Is the Catholic Church taking a turn to the right and, in the process, leaving the Vatican II reforms in the dust? It's a question that many Catholics are asking after Pope Benedict's decision to rescind the excommunications of four bishops of the "Society of Pope Pius X." The New York Times reports:
Pope Benedict XVI, reaching out to the far-right of the Roman Catholic Church, revoked the excommunications of four schismatic bishops on Saturday, including one whose comments denying the Holocaust have provoked outrage. The decision provided fresh fuel for critics who charge that Benedict’s four-year-old papacy has increasingly moved in line with traditionalists who are hostile to the sweeping reforms of the Second Vatican Council in the 1960s that sought to create a more modern and open church.

On the "traditionalist movement" and anti-Semitism, John Allen of the NCR reported:

A troubled history with Judaism has long been part of the Catholic traditionalist movement associated with the late French Archbishop Marcel Lefebvre — beginning with Lefebvre himself, who spoke approvingly of both the World War II-era Vichy Regime in France and the far-right National Front, and who identified the contemporary enemies of the faith as “Jews, Communists and Freemasons” in an Aug. 31, 1985, letter to Pope John Paul II.

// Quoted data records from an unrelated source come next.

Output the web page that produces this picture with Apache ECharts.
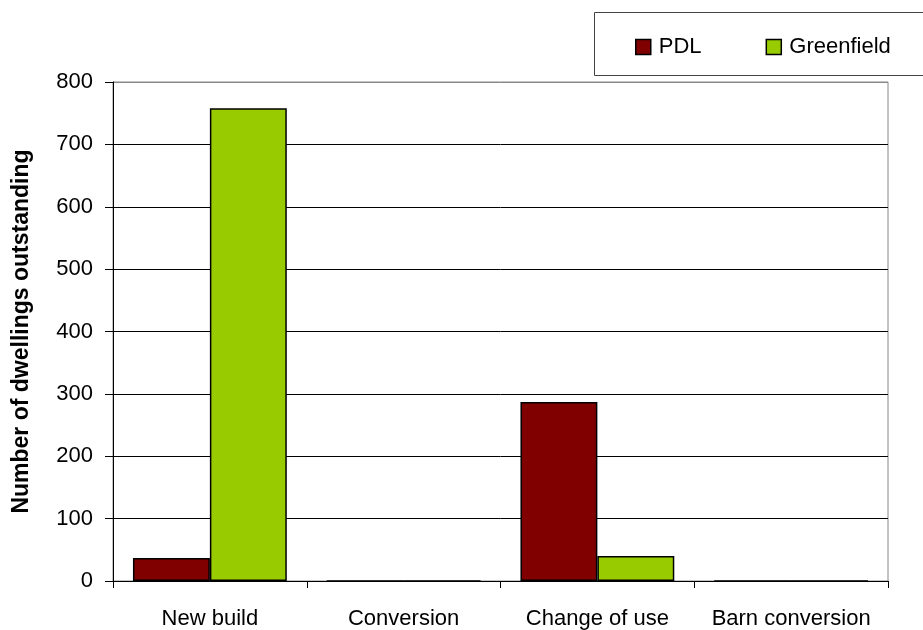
<!DOCTYPE html>
<html>
<head>
<meta charset="utf-8">
<script src="https://cdn.jsdelivr.net/npm/echarts@6/dist/echarts.min.js"></script>
<style>
  html, body { margin: 0; padding: 0; background: #fff; }
  #chart { width: 923px; height: 630px; }
</style>
</head>
<body>
<div id="chart"></div>
<script>
// Dwellings outstanding by development type
const categories = ['New build', 'Conversion', 'Change of use', 'Barn conversion'];
const pdlValues = [37, 0, 287, 0];
const greenfieldValues = [758, 0, 40, 0];
const yTicks = [0, 100, 200, 300, 400, 500, 600, 700, 800];

const font = 'Liberation Sans, Arial, sans-serif';
const chart = echarts.init(document.getElementById('chart'), null, { renderer: 'canvas' });

// gridlines are black, the top one coincides with the grey plot frame
const splitColors = yTicks.map((v, i) => (i === yTicks.length - 1 ? '#888888' : '#000000'));

chart.setOption({
  animation: false,
  backgroundColor: '#ffffff',
  textStyle: { fontFamily: font },
  graphic: [{
    type: 'rect',
    shape: { x: 594.5, y: 12.5, width: 340, height: 63 },
    style: { fill: '#ffffff', stroke: '#444444', lineWidth: 1 },
    z: 0
  }],
  legend: {
    left: 630,
    top: 31,
    itemWidth: 15,
    itemHeight: 15,
    itemGap: 64,
    icon: 'rect',
    textStyle: { fontFamily: font, fontSize: 22, color: '#000', padding: [0, 0, 0, 3] },
    data: [
      { name: 'PDL', itemStyle: { borderColor: '#000', borderWidth: 1.5 } },
      { name: 'Greenfield', itemStyle: { borderColor: '#000', borderWidth: 1.5 } }
    ],
    z: 5
  },
  grid: { left: 113, right: 35, top: 82, bottom: 49, show: true, borderColor: '#888888', borderWidth: 1 },
  xAxis: {
    type: 'category',
    data: categories,
    boundaryGap: true,
    axisLine: { lineStyle: { color: '#000', width: 1 } },
    axisTick: { show: true, length: 7, lineStyle: { color: '#000' } },
    axisLabel: { fontFamily: font, fontSize: 22, color: '#000', margin: 27, interval: 0, hideOverlap: false }
  },
  yAxis: {
    type: 'value',
    min: yTicks[0],
    max: yTicks[yTicks.length - 1],
    interval: 100,
    name: 'Number of dwellings outstanding',
    nameLocation: 'middle',
    nameGap: 80,
    nameTextStyle: { fontFamily: font, fontSize: 23, fontWeight: 'bold', color: '#000' },
    axisLine: { show: true, lineStyle: { color: '#000', width: 1 } },
    axisTick: { show: true, length: 8, lineStyle: { color: '#000' } },
    axisLabel: { fontFamily: font, fontSize: 22, color: '#000', margin: 20 },
    splitLine: { show: true, lineStyle: { color: splitColors, width: 1 } }
  },
  series: [
    {
      name: 'PDL',
      type: 'bar',
      data: pdlValues,
      barGap: '0%',
      barCategoryGap: '20.6%',
      itemStyle: { color: '#800000', borderColor: '#000', borderWidth: 1.5 }
    },
    {
      name: 'Greenfield',
      type: 'bar',
      data: greenfieldValues,
      barGap: '0%',
      barCategoryGap: '20.6%',
      itemStyle: { color: '#99cc00', borderColor: '#000', borderWidth: 1.5 }
    }
  ]
});
</script>
</body>
</html>
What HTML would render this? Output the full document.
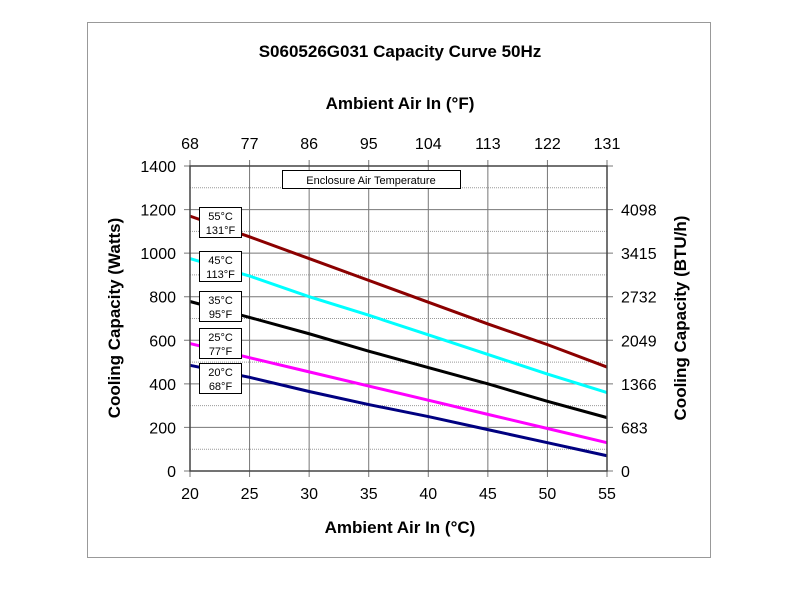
<!DOCTYPE html>
<html><head><meta charset="utf-8"><style>
body{margin:0;background:#fff;width:800px;height:600px;overflow:hidden}
svg{font-family:"Liberation Sans",Arial,sans-serif}
</style></head><body>
<svg width="800" height="600">
<rect x="87.5" y="22.5" width="623" height="535" fill="#fff" stroke="#999"/>
<text x="400" y="57" text-anchor="middle" font-size="17" font-weight="bold">S060526G031 Capacity Curve 50Hz</text>
<text x="400" y="109" text-anchor="middle" font-size="17" font-weight="bold">Ambient Air In (°F)</text>
<text x="400" y="533" text-anchor="middle" font-size="17" font-weight="bold">Ambient Air In (°C)</text>
<text transform="translate(120,318) rotate(-90)" text-anchor="middle" font-size="17" font-weight="bold">Cooling Capacity (Watts)</text>
<text transform="translate(686,318) rotate(-90)" text-anchor="middle" font-size="17" font-weight="bold">Cooling Capacity (BTU/h)</text>
<g id="grid"></g><g id="lines"></g><g id="axes"></g>
<rect x="282.5" y="170.5" width="178" height="18" fill="#fff" stroke="#000"/>
<text x="371" y="184" text-anchor="middle" font-size="11">Enclosure Air Temperature</text>
<g id="labels"></g>
</svg>
<script>
const xTicks=[20,25,30,35,40,45,50,55];
const fTicks=["68","77","86","95","104","113","122","131"];
const yTicks=[0,200,400,600,800,1000,1200,1400];
const btuTicks=["0","683","1366","2049","2732","3415","4098",""];
const seriesNames=["55°C|131°F","45°C|113°F","35°C|95°F","25°C|77°F","20°C|68°F"];
const seriesColors=["#8b0000","#00ffff","#000000","#ff00ff","#000080"];
const s55=[1170,1075,975,875,775,675,580,477];
const s45=[975,895,800,715,625,535,445,360];
const s35=[778,705,630,550,475,400,320,245];
const s25=[585,520,455,390,325,260,195,130];
const s20=[485,430,365,305,250,190,130,70];
const series=[s55,s45,s35,s25,s20];
const labelY=[221,265,305,342,377];
const X0=190,X1=607,Y0=471,Y1=166;
const sx=v=>X0+(v-20)/35*(X1-X0);
const sy=v=>Y0-v/1400*(Y0-Y1);
const NS="http://www.w3.org/2000/svg";
function mk(tag,attrs,parent,text){const e=document.createElementNS(NS,tag);for(const k in attrs)e.setAttribute(k,attrs[k]);if(text!==undefined)e.textContent=text;document.getElementById(parent).appendChild(e);return e;}
for(let v=100;v<1400;v+=200){const g=mk('line',{x1:X0,x2:X1,y1:sy(v),y2:sy(v),stroke:'#999','stroke-dasharray':'1,1'},'grid');

}
yTicks.forEach((v,i)=>{const g=mk('line',{x1:X0-6,x2:X1+6,y1:sy(v),y2:sy(v),stroke:'#777'},'grid');


const t=mk('text',{x:X0-14,y:sy(v)+6,'text-anchor':'end','font-size':16},'axes',String(v));


if(btuTicks[i]){const r=mk('text',{x:X1+14,y:sy(v)+6,'font-size':16},'axes',btuTicks[i]);

}});
xTicks.forEach((v,i)=>{const g=mk('line',{x1:sx(v),x2:sx(v),y1:Y1-6,y2:Y0+6,stroke:'#777'},'grid');


const t=mk('text',{x:sx(v),y:Y0+28,'text-anchor':'middle','font-size':16},'axes',String(v));


const f=mk('text',{x:sx(v),y:Y1-17,'text-anchor':'middle','font-size':16},'axes',fTicks[i]);

});
const fr=mk('rect',{x:X0,y:Y1,width:X1-X0,height:Y0-Y1,fill:'none',stroke:'#444','stroke-width':1.5},'axes');


series.forEach((s,k)=>{const p=mk('polyline',{points:s.map((v,i)=>sx(xTicks[i])+','+sy(v)).join(' '),fill:'none',stroke:seriesColors[k],'stroke-width':3},'lines');


const y=labelY[k];
const b=mk('rect',{x:199.5,y:y-13.5,width:42,height:30,fill:'#fff',stroke:'#000'},'labels');


const parts=seriesNames[k].split('|');
const t1=mk('text',{x:220.5,y:y-1,'text-anchor':'middle','font-size':11},'labels',parts[0]);


const t2=mk('text',{x:220.5,y:y+13,'text-anchor':'middle','font-size':11},'labels',parts[1]);

});
</script>
</body></html>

Jewish groups are expressing everything from outrage to disappointment. And it looks like Benedict could end up cancelling his May visit to Israel. But left-leaning Catholics are also jumping in, asking why more efforts aren't being made to mend fences on their side of the aisle. Hans Kung seems to think that Benedict is out of touch, and “does not see that he is alienating himself from the larger part of the Catholic Church and Christianity. . . . He doesn’t see the real world. He only sees the Vatican world.” As such, perhaps a leaner Catholic Church will be Benedict's legacy. It all makes me wonder just how long the Hans Kungs of the church will hang around.


Anonymous said…
What exactly is the "real world"? There are any number of issues where the most of the world lines up closer to Ratzinger than to Kung. And there's no doubt that Ratzinger is closer to the Catholic majority. That doesn't mean Kung is wrong on this issues. It's just that that particular comment of his only reveals his own insularity.
Randall said…
Art, This is an interesting post. You can track so many changes in the church since the 1960s just by looking at Kung and the reaction to him. It reminds me of a review that recently appeared in the TLS on the trials of Kung. And now... I can't find that link.
Tim Lacy said…

Thanks for posting on this. Although the history of the Church is not my main specialty area, the subject is more than hobby for me.

In terms of history, what strikes me about this move is that it is clearly out of line with the trajectory of JPII's teachings. This might be the first issue where Pope Benedict XVI has stepped completely out of JPII's shadow. We're seeing the Holy Father act on his own interests and intellectual leanings.

Aside from the real and indirect Church politics here, I don't understand the theology of the decision. I mean, the Holy Father has already sanctioned Tridentine/Latin masses. So if liturgy were the only issue, that had already been taken care of. The Holy Father has also said the Church may need to get smaller before it grows again. That's fine. But how does that coordinate with his reaching out to a wing of separatists that nearly deny the validity of Vatican II? [Aside: I think it was only the day before this move on the Society that the Vatican released a short statement reaffirming the principles that drove VCII.]

There are a lot of apparent contradictions here. I wish the rescinding would've come with a longer explanation, perhaps as an encyclical.

- TL
Tim Lacy said…
And, I'm not the world's biggest fan of George Weigel, but this was striking from the end of the NYT article:

George Weigel, a biographer of John Paul II, said he was troubled by Bishop Fellay’s implication in his letter that the schismatic group represented the tradition, while “the rest of us are, somehow, the true schismatics.”

He added: “It is not easy to see how the unity of the Church will be enhanced unless the Lefebvrists accept Vatican II’s teaching on the nature of the Church, on religious freedom, and on the evil of anti-Semitism, explicitly and without qualification; otherwise, you get cafeteria Catholicism on the far right, as we already have on the left.
Anonymous said…
There's a long discussion of this on a blog, where the writers and commenters seem very well-informed:

Ross Douthat is also discussing it on the Atlantic blog.
Mike Pasquier said…
I think there is sometimes a tendency to focus almost entirely on the theology or philosophy behind a papal decision like this one. Sometimes we put base too much of our reasoning on how one interprets Vatican II. In doing so, as Tim Lacy points out, we're left with what appear to be strange contradictions and many questions. The question that strikes me most is, Why reach out to an excommunicated separatist group when most people who would describe themselves as the most "orthodox," "conservative," "tridentine" Catholics wouldn't dare break with the Magisterium? There may be a very simple reason, though certainly not the only reason, namely, loyalty. Priests (or bishops or bishops) look out for other priests. They always have, they always will. This is simplifying things, of course, but the fact remains that the priesthood creates strong (sacred?) and complicated bonds between men.
John G. Turner said…
Art, thanks to you and commenters for the thoughtful observations about this. I'd read a couple of items in the media but hadn't digested the situation. Very helpful.